Investing now, he said, can get the region and state over the hump and bring supply more in line with demand. Otherwise, he warned, the area could be looking at a quarter-century of elevated housing costs and the recruitment challenges they engender.

In response to an audience question, Sturla agreed that exclusionary zoning and lengthy permitting processes drive up costs, but said that those are local issues ad there is no political will to pre-empt local zoning. Cutler and Aument said the Shapiro administration has indicated a willingness to look at streamlining environmental permitting, which would help somewhat.

The Lancaster Chamber is calling for the 2023-24 state budget to accelerate planned cuts in the corporate net income tax, to reach 4.99% in 2026 rather than 2031 — an idea for which Shapiro expressed support during his campaign.

It also supports a “targeted approach” to increasing education funding, rather than a general-purpose increase; more support for economic development; and a shift to two-year budgeting.

Gov. Tom Wolf’s first budget has the distinction of leading to the longest impasse in Pennsylvania history.

Wolf entered office determined to reverse the education cuts of his predecessor, Gov. Tom Corbett. He faced intense opposition from Republican majorities in both houses. The resulting battle lasted nine months, until Easter. The final budget became law without Wolf’s signature; he merely let the deadline elapse without vetoing it.

School districts struggled. The School District of Philadelphia borrowed $275 million to meet expenses; other districts borrowed tens of millions more.
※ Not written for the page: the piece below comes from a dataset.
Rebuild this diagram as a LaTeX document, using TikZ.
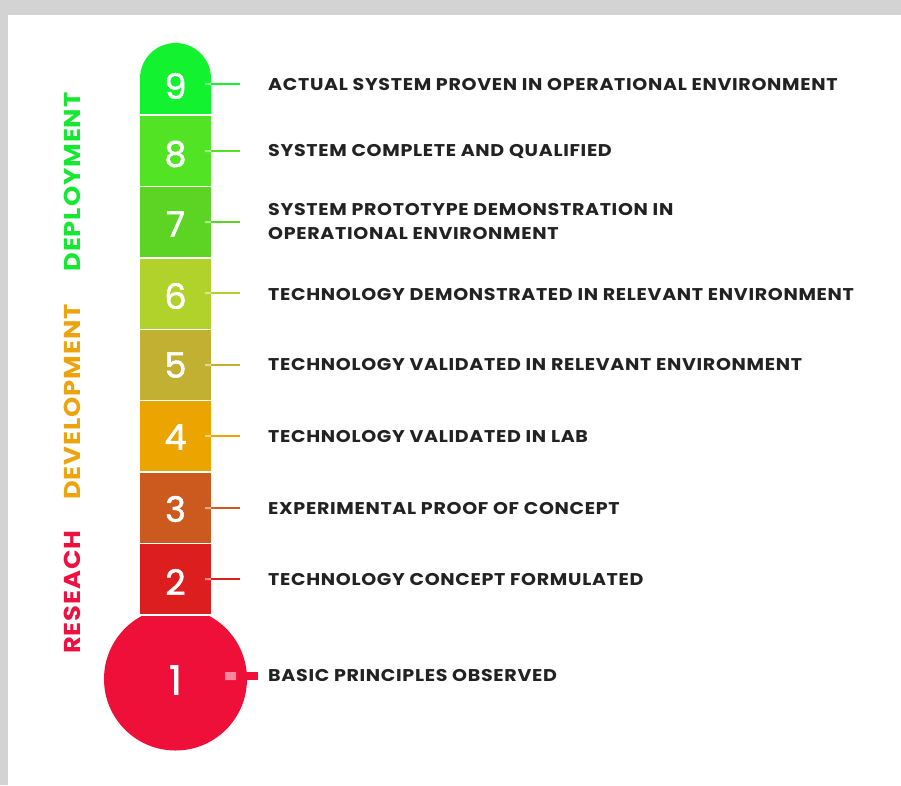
\documentclass[tikz,border=0pt]{standalone}
\usepackage{fontspec}
\setmainfont{Poppins}
\newfontfamily\widefont{Poppins}[FakeStretch=1.12,LetterSpace=4]
\newfontfamily\digitfont{Poppins}[FakeBold=1.6]
\usepackage{xcolor}
\usepackage{tikz}
\usetikzlibrary{positioning}

\definecolor{frame}{HTML}{D3D3D3}
\definecolor{textgrey}{HTML}{222222}
\definecolor{lvl9}{HTML}{12F22E}
\definecolor{lvl8}{HTML}{52E424}
\definecolor{lvl7}{HTML}{5CD424}
\definecolor{lvl6}{HTML}{B0D22A}
\definecolor{lvl5}{HTML}{C2B032}
\definecolor{lvl4}{HTML}{ECA400}
\definecolor{lvl3}{HTML}{CC5A1E}
\definecolor{lvl2}{HTML}{DC1F1E}
\definecolor{lvl1}{HTML}{EE1039}
\definecolor{deploy}{HTML}{14E830}
\definecolor{develop}{HTML}{ECA30C}
\definecolor{research}{HTML}{EE1040}

\begin{document}
\begin{tikzpicture}[x=1pt,y=-1pt,
                    level node/.style={text=white,inner sep=0pt,font=\digitfont\fontsize{35}{35}\selectfont},
                    step label/.style={anchor=west,inner sep=0pt,align=left,text=textgrey,
                                       font=\widefont\bfseries\fontsize{17}{24}\selectfont},
                    phase/.style={rotate=90,inner sep=0pt,font=\widefont\bfseries\fontsize{23}{23}\selectfont},
                    tick/.style={line width=2pt,shorten >=28pt},
                    tick inner/.style={white,opacity=0.5}]

  \useasboundingbox (0,0) rectangle (901,785);
  \fill[frame] (0,0) rectangle (901,785);
  \fill[white] (8,15) rectangle (901,785);

  % thermometer
  \fill[lvl1] (175.5,679) circle[radius=71.5];
  \fill[lvl9] (140,115) -- (140,78.5) arc[start angle=180,end angle=360,radius=35.5] -- (211,115) -- cycle;
  \fill[lvl8] (140,115) rectangle (211,186.4);
  \fill[lvl7] (140,186.4) rectangle (211,257.9);
  \fill[lvl6] (140,257.9) rectangle (211,329.3);
  \fill[lvl5] (140,329.3) rectangle (211,400.7);
  \fill[lvl4] (140,400.7) rectangle (211,472.1);
  \fill[lvl3] (140,472.1) rectangle (211,543.6);
  \fill[lvl2] (140,543.6) rectangle (211,615);
  \draw[white,line width=1.5pt] (140,115) -- (211,115) (140,186.4) -- (211,186.4)
    (140,257.9) -- (211,257.9) (140,329.3) -- (211,329.3) (140,400.7) -- (211,400.7)
    (140,472.1) -- (211,472.1) (140,543.6) -- (211,543.6) (140,615) -- (211,615);

  \node[level node] (n9) at (175.5,86) {9};
  \node[level node] (n8) at (175.5,154) {8};
  \node[level node] (n7) at (175.5,224) {7};
  \node[level node] (n6) at (175.5,296) {6};
  \node[level node] (n5) at (175.5,365) {5};
  \node[level node] (n4) at (175.5,437) {4};
  \node[level node] (n3) at (175.5,509) {3};
  \node[level node] (n2) at (175.5,582) {2};
  \node[level node,font=\digitfont\fontsize{40}{40}\selectfont] (n1) at (175.5,680) {1};

  % descriptions
  \node[step label] (t9) at (268,85) {ACTUAL SYSTEM PROVEN IN OPERATIONAL ENVIRONMENT};
  \node[step label] (t8) at (268,151) {SYSTEM COMPLETE AND QUALIFIED};
  \node[step label] (t7) at (268,222) {SYSTEM PROTOTYPE DEMONSTRATION IN\\OPERATIONAL ENVIRONMENT};
  \node[step label] (t6) at (268,294) {TECHNOLOGY DEMONSTRATED IN RELEVANT ENVIRONMENT};
  \node[step label] (t5) at (268,364) {TECHNOLOGY VALIDATED IN RELEVANT ENVIRONMENT};
  \node[step label] (t4) at (268,436) {TECHNOLOGY VALIDATED IN LAB};
  \node[step label] (t3) at (268,508) {EXPERIMENTAL PROOF OF CONCEPT};
  \node[step label] (t2) at (268,579) {TECHNOLOGY CONCEPT FORMULATED};
  \node[step label] (t1) at (268,675) {BASIC PRINCIPLES OBSERVED};

  \coordinate (c9) at (205,84);
  \coordinate (c8) at (205,151);
  \coordinate (c7) at (205,222);
  \coordinate (c6) at (205,293);
  \coordinate (c5) at (205,365);
  \coordinate (c4) at (205,436);
  \coordinate (c3) at (205,508);
  \coordinate (c2) at (205,579);
  \coordinate (c1) at (225,676);

  \draw[tick,lvl9] (c9) -- (c9 -| t9.west);
  \draw[tick,lvl8] (c8) -- (c8 -| t8.west);
  \draw[tick,lvl7] (c7) -- (c7 -| t7.west);
  \draw[tick,lvl6] (c6) -- (c6 -| t6.west);
  \draw[tick,lvl5] (c5) -- (c5 -| t5.west);
  \draw[tick,lvl4] (c4) -- (c4 -| t4.west);
  \draw[tick,lvl3] (c3) -- (c3 -| t3.west);
  \draw[tick,lvl2] (c2) -- (c2 -| t2.west);
  \draw[tick,lvl1,line width=8pt,shorten >=10pt] (c1) -- (c1 -| t1.west);

  % lighter part of each tick inside the tube
  \fill[tick inner] (205,83) rectangle (211,85) (205,150) rectangle (211,152)
    (205,221) rectangle (211,223) (205,292) rectangle (211,294) (205,364) rectangle (211,366)
    (205,435) rectangle (211,437) (205,507) rectangle (211,509) (205,578) rectangle (211,580)
    (225,672) rectangle (236,680);

  % phases
  \node[phase,text=deploy] (deployment) at (72,182) {DEPLOYMENT};
  \node[phase,text=develop] (development) at (72,402) {DEVELOPMENT};
  \node[phase,text=research] (research) at (72,592) {RESEACH};
\end{tikzpicture}
\end{document}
Counties delayed payments to vendors and several took out loans.

The impasse had major consequences for the many nonprofits that contract with the state and counties to provide social services and are paid in state dollars.

According to a survey at the time by the Pennsylvania Association of Nonprofit Organizations, $80 million in payments to nonprofits were delayed or never received. Nonprofits reduced hours and furloughed or laid off staff, reduced services and drew down reserves or borrowed money to stay afloat.